> **Task prompt**: Copy each line below that includes "this".

> **Data supplied**:
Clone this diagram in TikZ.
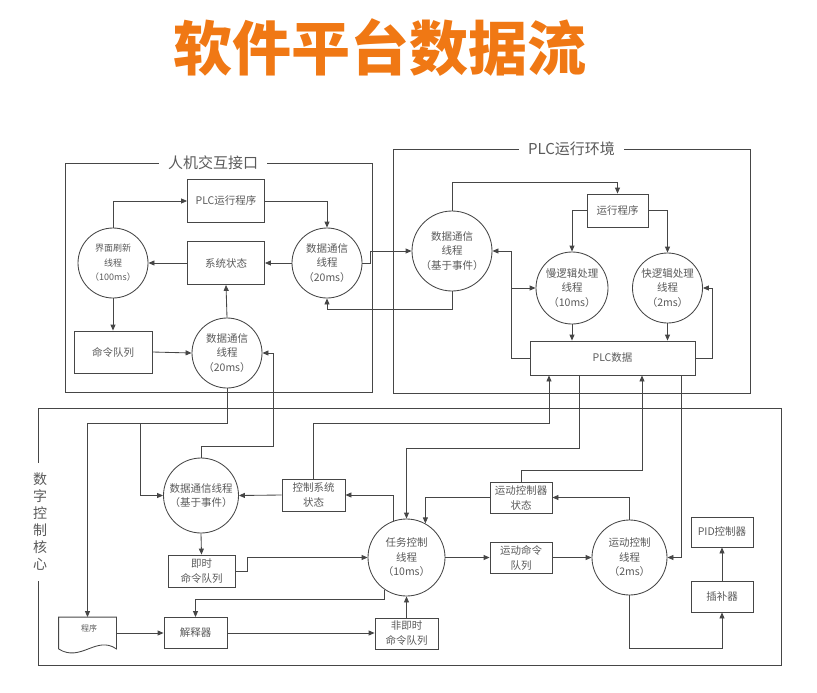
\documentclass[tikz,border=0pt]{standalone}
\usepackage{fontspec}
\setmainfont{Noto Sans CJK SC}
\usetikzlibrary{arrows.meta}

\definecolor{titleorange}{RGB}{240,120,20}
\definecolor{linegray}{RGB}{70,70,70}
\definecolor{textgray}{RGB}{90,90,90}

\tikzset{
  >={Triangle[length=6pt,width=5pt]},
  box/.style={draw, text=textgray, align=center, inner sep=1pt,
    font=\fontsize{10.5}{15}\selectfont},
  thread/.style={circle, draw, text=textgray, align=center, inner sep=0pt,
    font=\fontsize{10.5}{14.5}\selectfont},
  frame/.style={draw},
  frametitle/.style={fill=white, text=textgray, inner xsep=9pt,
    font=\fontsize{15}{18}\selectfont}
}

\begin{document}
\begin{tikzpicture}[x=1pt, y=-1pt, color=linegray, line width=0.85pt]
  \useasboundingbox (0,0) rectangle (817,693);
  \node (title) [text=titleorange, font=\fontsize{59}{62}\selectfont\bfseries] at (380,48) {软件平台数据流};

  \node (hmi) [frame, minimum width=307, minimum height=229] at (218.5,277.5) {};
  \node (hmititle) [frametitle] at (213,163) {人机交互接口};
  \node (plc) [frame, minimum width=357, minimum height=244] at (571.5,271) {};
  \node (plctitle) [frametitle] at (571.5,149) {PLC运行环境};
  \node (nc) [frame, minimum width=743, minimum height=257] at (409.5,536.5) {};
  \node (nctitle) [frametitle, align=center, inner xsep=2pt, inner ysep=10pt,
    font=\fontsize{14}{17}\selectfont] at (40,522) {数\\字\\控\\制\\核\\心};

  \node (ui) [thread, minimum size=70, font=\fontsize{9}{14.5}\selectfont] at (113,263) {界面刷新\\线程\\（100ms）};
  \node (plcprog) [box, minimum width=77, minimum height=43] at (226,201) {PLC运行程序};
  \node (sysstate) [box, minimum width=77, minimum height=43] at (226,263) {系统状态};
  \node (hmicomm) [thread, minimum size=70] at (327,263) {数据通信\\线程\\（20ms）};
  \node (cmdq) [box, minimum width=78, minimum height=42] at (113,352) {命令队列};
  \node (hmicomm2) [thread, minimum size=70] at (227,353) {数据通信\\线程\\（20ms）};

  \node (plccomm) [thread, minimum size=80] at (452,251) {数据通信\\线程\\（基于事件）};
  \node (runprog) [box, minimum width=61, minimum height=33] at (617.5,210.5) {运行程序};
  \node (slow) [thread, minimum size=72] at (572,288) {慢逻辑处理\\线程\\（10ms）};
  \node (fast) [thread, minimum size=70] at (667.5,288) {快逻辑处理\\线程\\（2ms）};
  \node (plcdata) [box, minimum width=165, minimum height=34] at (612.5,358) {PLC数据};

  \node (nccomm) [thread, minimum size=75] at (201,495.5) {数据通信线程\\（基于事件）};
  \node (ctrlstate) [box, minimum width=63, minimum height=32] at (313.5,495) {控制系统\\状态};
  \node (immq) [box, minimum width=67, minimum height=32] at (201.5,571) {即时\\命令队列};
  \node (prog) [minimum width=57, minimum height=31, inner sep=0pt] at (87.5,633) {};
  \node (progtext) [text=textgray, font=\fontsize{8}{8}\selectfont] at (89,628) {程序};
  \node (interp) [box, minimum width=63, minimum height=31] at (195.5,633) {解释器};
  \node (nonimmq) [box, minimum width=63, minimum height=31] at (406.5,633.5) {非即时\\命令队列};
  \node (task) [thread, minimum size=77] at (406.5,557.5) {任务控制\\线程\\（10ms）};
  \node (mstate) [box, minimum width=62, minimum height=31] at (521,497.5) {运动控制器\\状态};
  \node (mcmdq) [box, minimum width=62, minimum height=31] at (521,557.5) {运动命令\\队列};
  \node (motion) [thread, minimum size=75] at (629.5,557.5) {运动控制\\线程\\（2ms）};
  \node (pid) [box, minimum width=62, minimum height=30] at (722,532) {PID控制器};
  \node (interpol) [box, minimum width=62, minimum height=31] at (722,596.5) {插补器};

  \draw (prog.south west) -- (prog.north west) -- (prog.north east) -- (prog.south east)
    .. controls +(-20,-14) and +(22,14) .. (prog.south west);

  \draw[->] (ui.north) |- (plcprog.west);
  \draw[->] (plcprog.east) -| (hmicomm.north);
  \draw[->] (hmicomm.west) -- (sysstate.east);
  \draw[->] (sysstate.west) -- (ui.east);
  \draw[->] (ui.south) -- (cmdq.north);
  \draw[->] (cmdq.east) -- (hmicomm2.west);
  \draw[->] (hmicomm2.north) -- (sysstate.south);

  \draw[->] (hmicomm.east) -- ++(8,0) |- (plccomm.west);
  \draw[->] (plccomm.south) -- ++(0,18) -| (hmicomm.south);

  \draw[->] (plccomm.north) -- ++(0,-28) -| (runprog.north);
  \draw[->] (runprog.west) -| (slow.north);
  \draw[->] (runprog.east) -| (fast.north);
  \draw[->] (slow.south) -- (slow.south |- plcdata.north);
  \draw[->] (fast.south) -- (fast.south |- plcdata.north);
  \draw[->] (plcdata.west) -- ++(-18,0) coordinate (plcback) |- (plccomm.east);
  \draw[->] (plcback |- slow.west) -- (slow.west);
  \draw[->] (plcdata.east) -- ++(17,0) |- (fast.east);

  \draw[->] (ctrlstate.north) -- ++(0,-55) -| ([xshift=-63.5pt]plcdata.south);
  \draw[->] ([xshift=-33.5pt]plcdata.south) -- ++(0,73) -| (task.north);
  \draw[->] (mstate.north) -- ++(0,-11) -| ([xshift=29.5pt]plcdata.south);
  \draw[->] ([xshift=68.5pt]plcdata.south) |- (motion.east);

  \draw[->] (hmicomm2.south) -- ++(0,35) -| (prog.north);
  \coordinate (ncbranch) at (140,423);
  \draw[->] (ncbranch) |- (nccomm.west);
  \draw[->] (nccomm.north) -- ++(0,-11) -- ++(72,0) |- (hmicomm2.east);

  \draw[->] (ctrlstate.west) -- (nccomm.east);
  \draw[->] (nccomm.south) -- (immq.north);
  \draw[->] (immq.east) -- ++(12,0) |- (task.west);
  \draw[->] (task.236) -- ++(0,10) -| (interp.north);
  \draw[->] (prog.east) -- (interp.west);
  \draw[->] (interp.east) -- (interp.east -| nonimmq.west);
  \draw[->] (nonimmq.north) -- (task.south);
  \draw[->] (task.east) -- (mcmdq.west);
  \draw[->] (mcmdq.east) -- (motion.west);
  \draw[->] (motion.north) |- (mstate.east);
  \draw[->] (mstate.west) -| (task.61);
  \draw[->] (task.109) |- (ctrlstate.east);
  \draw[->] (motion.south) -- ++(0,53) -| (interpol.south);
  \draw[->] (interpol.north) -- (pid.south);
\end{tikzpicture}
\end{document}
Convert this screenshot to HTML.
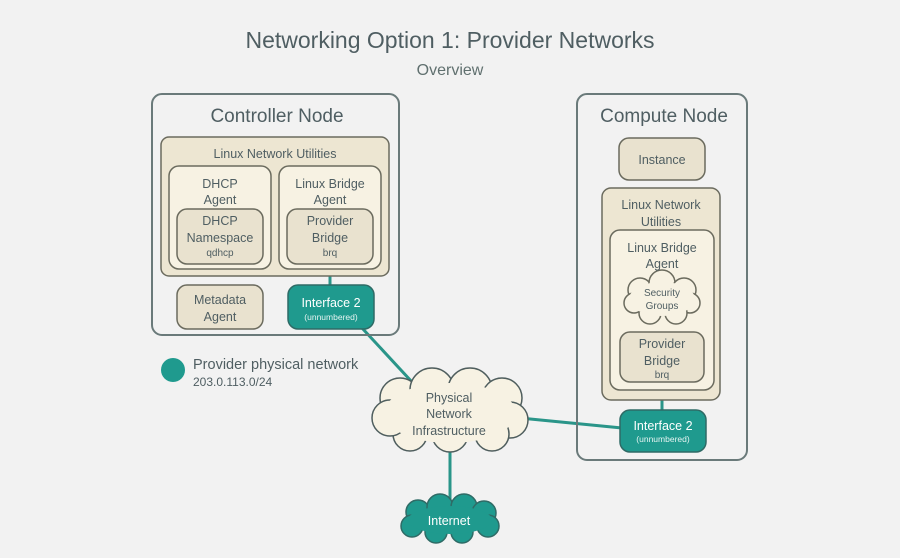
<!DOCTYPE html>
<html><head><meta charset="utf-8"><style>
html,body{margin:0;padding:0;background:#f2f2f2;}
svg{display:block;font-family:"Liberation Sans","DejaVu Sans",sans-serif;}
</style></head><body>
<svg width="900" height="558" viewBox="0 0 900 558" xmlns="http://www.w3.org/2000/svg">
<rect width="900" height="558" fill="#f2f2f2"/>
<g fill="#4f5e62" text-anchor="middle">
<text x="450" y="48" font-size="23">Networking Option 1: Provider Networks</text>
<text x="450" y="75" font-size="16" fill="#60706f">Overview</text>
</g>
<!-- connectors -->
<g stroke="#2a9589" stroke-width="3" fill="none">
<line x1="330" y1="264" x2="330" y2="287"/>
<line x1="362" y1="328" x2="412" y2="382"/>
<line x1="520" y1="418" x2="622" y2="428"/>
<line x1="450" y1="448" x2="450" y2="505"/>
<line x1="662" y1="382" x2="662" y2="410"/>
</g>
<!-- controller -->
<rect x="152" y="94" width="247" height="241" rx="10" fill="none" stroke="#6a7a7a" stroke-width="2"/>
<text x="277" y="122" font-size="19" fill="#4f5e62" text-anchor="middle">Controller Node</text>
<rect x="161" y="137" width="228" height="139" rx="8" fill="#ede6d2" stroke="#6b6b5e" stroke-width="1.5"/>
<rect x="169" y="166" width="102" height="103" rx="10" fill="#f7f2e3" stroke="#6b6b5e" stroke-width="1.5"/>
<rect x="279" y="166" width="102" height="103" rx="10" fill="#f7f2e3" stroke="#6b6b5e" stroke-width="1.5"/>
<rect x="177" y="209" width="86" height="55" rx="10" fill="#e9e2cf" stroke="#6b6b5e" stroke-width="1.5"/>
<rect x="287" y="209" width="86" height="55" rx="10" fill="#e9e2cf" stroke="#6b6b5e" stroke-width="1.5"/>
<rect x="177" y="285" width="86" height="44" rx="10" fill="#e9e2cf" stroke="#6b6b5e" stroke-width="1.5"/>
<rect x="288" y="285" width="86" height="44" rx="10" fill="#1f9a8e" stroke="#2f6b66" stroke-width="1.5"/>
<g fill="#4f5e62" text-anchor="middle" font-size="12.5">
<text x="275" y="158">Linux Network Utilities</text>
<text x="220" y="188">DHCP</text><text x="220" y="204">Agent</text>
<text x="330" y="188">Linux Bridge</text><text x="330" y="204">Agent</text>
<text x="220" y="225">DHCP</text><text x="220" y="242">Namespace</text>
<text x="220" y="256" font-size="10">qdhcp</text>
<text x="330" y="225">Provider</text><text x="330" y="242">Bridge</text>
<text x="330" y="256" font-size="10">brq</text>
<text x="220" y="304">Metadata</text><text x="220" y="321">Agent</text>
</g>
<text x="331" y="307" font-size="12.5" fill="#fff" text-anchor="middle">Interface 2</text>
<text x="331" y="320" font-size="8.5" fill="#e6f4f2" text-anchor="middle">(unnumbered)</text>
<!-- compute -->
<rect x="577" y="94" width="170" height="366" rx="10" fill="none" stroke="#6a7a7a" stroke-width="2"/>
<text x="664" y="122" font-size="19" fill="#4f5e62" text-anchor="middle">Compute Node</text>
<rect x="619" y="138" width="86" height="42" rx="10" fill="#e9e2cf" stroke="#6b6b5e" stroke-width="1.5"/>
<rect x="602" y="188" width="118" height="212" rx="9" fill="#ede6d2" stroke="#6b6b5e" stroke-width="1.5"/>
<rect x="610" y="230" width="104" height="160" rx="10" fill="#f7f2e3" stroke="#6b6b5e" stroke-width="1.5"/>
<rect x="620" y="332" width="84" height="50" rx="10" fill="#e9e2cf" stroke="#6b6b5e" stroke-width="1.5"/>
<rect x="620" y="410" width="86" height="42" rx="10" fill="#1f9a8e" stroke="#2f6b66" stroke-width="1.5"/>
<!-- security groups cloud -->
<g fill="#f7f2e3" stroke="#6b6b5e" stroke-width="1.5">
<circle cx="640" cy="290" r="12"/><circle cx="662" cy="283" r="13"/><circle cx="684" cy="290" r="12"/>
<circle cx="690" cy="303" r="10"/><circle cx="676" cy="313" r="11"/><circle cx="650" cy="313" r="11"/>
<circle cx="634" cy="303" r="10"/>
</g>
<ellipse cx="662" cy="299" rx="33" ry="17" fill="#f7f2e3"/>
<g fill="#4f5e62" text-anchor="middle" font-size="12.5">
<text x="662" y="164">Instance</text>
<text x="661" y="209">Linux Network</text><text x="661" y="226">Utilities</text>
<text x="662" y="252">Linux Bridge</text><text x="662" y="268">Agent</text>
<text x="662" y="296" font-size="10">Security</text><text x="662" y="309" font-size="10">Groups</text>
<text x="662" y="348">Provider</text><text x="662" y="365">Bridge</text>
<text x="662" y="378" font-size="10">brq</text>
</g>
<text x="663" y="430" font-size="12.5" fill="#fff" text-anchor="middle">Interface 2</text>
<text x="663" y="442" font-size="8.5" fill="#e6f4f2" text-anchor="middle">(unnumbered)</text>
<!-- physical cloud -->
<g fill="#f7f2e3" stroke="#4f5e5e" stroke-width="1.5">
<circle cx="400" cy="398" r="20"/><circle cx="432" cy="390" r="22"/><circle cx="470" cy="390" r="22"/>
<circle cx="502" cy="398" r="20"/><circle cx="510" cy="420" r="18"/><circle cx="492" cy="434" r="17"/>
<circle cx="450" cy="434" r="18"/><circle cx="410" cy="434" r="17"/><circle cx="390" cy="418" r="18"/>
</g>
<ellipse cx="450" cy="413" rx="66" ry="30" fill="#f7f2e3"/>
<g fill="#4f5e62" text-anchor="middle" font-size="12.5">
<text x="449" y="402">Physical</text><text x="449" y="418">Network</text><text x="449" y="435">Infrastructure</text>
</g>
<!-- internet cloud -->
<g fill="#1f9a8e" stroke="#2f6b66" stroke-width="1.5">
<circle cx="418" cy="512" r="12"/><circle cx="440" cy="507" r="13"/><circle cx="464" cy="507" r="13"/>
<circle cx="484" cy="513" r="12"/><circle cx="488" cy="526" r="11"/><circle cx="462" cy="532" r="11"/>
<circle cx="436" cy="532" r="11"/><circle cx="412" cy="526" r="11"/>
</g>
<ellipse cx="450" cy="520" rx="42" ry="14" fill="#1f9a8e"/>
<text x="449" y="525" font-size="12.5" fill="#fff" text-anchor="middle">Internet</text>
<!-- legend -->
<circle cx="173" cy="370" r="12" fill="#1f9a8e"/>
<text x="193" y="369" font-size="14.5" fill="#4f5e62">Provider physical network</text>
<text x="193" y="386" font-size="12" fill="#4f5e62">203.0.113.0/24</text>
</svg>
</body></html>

> **Task answer**:
Clone this diagram in TikZ.
Convert this screenshot to HTML.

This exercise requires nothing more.